### PROMPT
For the entries below, copy exactly the line that contains "Write the D3.js code for this chart." through the line that contains "const svg = d3.select('#chart');", both ends included, and exclude all pictures.
/---
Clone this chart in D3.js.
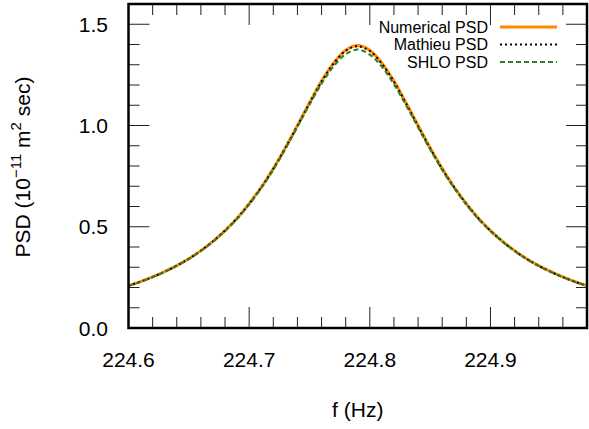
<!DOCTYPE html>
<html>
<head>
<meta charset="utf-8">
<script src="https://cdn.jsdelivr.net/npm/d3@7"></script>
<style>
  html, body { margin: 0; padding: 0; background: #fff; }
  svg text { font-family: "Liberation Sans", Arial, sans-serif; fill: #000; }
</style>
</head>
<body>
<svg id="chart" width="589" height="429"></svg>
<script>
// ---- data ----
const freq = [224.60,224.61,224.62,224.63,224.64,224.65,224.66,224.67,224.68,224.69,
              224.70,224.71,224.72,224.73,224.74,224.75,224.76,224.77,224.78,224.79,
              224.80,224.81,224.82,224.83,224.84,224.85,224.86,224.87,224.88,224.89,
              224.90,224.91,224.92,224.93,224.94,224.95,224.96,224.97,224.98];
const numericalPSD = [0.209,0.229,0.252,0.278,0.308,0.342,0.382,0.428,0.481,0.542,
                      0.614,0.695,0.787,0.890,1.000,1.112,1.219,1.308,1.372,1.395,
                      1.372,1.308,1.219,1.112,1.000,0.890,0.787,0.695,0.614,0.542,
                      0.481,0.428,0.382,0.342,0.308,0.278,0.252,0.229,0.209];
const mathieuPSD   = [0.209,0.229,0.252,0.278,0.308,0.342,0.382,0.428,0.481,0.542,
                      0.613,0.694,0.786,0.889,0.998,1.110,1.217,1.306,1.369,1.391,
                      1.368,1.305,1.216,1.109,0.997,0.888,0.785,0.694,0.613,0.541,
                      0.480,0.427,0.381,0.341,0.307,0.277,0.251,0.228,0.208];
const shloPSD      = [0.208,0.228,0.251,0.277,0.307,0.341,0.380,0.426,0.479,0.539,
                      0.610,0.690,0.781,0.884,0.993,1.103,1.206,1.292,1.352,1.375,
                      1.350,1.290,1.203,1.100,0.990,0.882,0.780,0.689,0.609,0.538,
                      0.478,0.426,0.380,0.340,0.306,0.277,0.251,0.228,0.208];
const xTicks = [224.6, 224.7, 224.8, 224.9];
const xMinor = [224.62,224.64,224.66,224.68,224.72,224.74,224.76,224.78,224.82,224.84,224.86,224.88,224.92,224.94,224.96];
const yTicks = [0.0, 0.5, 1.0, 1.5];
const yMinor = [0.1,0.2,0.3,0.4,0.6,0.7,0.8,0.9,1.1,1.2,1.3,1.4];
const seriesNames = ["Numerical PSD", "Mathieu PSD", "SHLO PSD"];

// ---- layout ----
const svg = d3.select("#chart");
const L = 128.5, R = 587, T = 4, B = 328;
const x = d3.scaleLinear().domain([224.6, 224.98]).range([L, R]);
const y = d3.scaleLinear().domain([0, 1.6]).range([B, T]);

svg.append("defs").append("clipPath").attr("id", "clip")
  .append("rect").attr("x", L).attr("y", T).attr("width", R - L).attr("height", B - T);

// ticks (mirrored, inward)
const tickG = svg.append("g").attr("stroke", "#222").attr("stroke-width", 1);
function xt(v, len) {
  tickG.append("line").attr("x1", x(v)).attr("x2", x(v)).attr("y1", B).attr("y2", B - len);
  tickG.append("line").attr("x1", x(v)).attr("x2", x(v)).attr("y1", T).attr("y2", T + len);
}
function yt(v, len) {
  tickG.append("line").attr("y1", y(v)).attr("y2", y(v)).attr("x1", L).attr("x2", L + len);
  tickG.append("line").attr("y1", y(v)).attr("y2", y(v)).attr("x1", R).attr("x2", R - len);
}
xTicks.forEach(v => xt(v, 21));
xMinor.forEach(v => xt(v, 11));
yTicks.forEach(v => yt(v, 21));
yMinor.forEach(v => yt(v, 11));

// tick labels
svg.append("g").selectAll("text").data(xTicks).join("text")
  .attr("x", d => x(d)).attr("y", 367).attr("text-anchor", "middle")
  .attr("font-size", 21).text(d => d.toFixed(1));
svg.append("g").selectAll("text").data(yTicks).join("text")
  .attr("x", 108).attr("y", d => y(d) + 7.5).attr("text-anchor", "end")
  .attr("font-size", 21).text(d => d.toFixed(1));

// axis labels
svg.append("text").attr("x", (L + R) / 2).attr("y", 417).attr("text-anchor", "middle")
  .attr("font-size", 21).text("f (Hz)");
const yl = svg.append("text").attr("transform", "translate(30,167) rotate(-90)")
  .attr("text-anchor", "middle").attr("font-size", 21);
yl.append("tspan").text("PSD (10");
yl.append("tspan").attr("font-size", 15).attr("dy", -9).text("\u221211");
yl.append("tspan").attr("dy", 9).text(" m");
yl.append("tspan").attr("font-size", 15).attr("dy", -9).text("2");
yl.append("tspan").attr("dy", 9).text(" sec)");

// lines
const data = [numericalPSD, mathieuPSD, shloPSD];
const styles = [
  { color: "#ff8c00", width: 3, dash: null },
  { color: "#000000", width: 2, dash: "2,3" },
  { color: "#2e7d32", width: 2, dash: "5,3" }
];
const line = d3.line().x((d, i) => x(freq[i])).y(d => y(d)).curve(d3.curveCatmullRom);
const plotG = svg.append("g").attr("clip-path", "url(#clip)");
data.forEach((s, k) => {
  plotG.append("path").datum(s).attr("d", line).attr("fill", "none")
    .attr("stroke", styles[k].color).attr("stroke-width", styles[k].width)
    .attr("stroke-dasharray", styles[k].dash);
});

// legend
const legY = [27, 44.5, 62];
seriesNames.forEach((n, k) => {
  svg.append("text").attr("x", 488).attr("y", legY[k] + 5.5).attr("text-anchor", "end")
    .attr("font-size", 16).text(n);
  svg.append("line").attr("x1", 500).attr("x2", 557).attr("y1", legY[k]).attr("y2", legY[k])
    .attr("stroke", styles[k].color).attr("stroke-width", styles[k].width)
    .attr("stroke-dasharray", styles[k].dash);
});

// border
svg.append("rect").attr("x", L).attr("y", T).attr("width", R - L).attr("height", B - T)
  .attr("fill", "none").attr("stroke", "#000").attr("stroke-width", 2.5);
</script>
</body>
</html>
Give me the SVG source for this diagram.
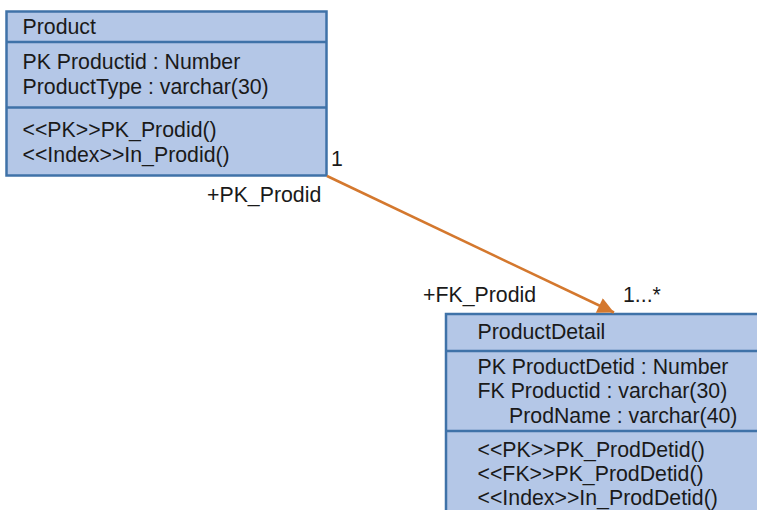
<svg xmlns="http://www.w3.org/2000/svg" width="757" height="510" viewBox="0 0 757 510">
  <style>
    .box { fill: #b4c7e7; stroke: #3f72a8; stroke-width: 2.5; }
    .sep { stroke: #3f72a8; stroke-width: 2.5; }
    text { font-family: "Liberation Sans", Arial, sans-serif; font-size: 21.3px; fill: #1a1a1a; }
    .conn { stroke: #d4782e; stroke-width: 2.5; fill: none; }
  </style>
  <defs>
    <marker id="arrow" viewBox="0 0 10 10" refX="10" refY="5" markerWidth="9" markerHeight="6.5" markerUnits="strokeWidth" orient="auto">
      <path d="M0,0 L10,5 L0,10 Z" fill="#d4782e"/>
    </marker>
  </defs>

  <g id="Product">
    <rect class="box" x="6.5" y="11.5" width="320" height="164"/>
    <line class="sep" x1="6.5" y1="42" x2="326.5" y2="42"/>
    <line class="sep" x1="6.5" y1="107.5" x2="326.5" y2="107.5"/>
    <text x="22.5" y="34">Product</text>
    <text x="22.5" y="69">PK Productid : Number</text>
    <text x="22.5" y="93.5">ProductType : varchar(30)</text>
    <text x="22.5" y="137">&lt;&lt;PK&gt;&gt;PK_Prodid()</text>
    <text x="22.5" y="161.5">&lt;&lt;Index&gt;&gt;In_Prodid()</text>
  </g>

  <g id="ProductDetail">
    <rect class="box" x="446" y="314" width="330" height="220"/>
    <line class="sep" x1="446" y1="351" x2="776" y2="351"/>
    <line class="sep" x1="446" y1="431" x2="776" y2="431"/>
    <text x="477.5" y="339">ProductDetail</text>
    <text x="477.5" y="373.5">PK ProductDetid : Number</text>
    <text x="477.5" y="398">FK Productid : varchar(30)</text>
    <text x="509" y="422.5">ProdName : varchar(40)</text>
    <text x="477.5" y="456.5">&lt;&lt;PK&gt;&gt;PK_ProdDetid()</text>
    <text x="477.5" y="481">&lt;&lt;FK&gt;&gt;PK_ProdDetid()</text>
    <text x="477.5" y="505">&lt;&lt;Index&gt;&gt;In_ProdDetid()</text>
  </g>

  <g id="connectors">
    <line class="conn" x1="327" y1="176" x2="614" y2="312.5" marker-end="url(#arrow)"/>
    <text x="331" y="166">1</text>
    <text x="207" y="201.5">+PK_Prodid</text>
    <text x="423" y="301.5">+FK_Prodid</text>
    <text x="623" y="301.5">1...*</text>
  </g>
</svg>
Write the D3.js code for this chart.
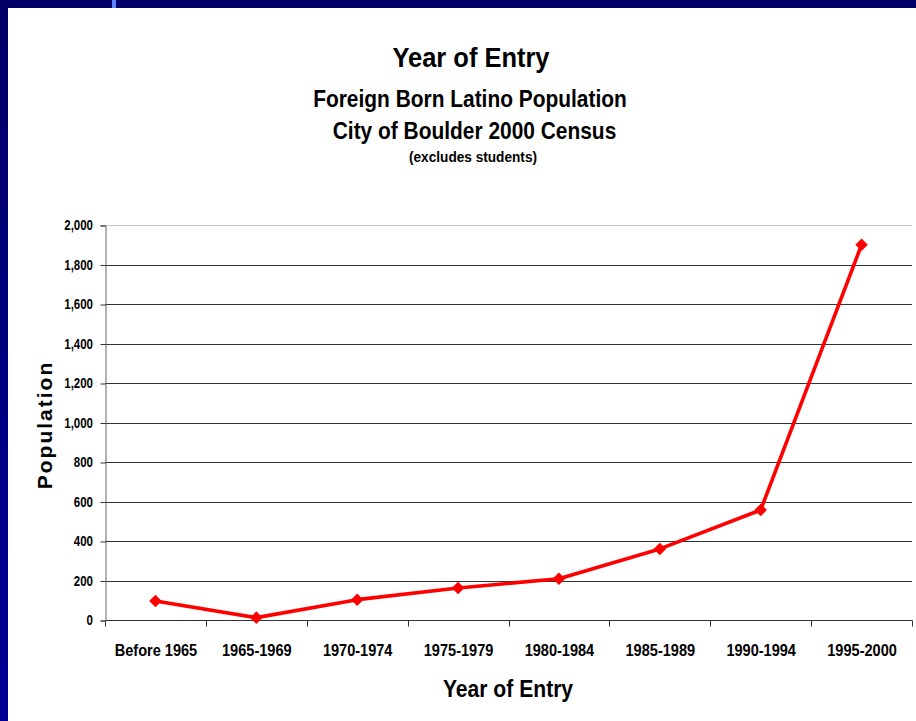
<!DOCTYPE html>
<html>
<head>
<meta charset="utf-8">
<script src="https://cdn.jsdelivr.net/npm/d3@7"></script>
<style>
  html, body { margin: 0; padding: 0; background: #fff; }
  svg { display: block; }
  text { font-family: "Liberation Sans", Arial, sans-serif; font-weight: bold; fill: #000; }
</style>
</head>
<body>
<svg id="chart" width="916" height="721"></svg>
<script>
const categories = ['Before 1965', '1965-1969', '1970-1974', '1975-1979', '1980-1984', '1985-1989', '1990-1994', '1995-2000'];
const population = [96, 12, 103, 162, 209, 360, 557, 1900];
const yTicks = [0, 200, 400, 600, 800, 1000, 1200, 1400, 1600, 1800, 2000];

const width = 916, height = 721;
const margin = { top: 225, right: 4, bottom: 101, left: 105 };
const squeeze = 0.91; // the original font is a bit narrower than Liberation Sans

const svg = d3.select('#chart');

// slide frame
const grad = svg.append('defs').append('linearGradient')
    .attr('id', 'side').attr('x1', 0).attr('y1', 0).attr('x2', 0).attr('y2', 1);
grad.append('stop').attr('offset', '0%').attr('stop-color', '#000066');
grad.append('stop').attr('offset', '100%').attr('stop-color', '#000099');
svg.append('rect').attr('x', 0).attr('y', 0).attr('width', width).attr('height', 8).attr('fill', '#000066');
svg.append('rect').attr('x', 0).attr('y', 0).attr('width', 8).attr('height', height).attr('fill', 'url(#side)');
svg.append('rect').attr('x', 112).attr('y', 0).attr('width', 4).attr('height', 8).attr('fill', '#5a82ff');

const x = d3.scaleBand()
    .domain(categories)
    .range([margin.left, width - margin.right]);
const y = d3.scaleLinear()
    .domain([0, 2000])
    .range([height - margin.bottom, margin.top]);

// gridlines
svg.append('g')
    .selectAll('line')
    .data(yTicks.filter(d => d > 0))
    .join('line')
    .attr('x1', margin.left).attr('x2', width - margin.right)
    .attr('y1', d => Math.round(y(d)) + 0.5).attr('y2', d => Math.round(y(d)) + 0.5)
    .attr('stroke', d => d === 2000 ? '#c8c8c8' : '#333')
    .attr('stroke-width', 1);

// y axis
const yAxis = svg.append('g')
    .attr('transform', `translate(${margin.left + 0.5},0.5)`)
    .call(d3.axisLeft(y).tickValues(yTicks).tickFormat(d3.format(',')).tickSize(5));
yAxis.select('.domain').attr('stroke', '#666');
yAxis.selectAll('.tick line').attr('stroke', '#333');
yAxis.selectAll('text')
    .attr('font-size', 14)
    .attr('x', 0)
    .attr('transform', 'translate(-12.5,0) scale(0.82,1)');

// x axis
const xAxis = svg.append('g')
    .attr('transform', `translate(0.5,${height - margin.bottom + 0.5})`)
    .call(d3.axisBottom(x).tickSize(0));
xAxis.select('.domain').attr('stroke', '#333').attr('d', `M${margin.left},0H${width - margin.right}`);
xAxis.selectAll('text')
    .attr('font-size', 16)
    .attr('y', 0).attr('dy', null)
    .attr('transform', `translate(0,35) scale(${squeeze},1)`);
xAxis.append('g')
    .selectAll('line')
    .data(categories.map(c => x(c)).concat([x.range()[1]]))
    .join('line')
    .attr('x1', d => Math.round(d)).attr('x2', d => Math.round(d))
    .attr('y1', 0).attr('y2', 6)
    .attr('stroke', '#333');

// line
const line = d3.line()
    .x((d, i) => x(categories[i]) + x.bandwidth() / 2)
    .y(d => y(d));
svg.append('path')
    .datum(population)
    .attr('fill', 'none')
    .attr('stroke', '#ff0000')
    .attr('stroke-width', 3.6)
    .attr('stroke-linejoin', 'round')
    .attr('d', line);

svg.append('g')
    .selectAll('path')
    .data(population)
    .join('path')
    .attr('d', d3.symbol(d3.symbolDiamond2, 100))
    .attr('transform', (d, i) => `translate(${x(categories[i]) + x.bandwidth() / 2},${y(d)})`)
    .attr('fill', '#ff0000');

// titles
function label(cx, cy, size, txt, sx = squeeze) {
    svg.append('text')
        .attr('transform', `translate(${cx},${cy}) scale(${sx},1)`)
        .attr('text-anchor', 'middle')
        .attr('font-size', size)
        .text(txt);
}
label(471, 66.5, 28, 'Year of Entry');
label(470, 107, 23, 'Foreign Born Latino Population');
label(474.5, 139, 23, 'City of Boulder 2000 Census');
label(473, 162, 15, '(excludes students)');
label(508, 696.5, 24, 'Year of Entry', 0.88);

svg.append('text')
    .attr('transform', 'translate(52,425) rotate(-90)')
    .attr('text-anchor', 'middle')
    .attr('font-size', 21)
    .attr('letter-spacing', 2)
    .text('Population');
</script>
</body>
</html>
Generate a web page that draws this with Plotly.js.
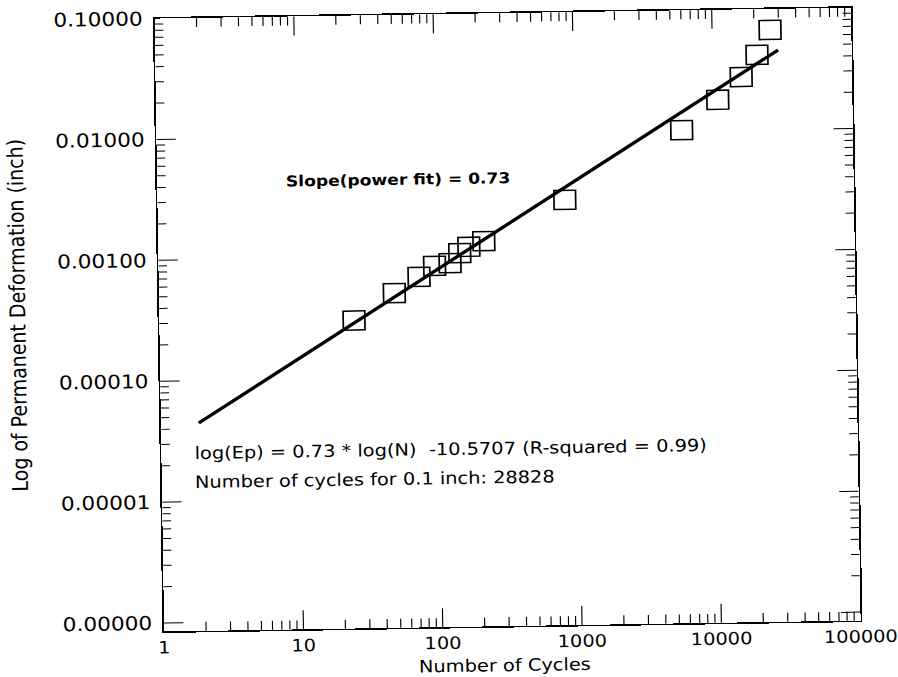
\---
### FULL ANSWER
Write the D3.js code for this chart.
<!DOCTYPE html>
<html>
<head>
<meta charset="utf-8">
<script src="https://cdn.jsdelivr.net/npm/d3@7"></script>
<style>
  html, body { margin: 0; padding: 0; background: #fff; }
  svg { display: block; }
  text { font-family: "Liberation Sans", Arial, sans-serif; font-weight: bold; fill: #000; }
</style>
</head>
<body>
<svg id="chart" width="916" height="721"></svg>
<script>
const categories = ['Before 1965', '1965-1969', '1970-1974', '1975-1979', '1980-1984', '1985-1989', '1990-1994', '1995-2000'];
const population = [96, 12, 103, 162, 209, 360, 557, 1900];
const yTicks = [0, 200, 400, 600, 800, 1000, 1200, 1400, 1600, 1800, 2000];

const width = 916, height = 721;
const margin = { top: 225, right: 4, bottom: 101, left: 105 };
const squeeze = 0.91; // the original font is a bit narrower than Liberation Sans

const svg = d3.select('#chart');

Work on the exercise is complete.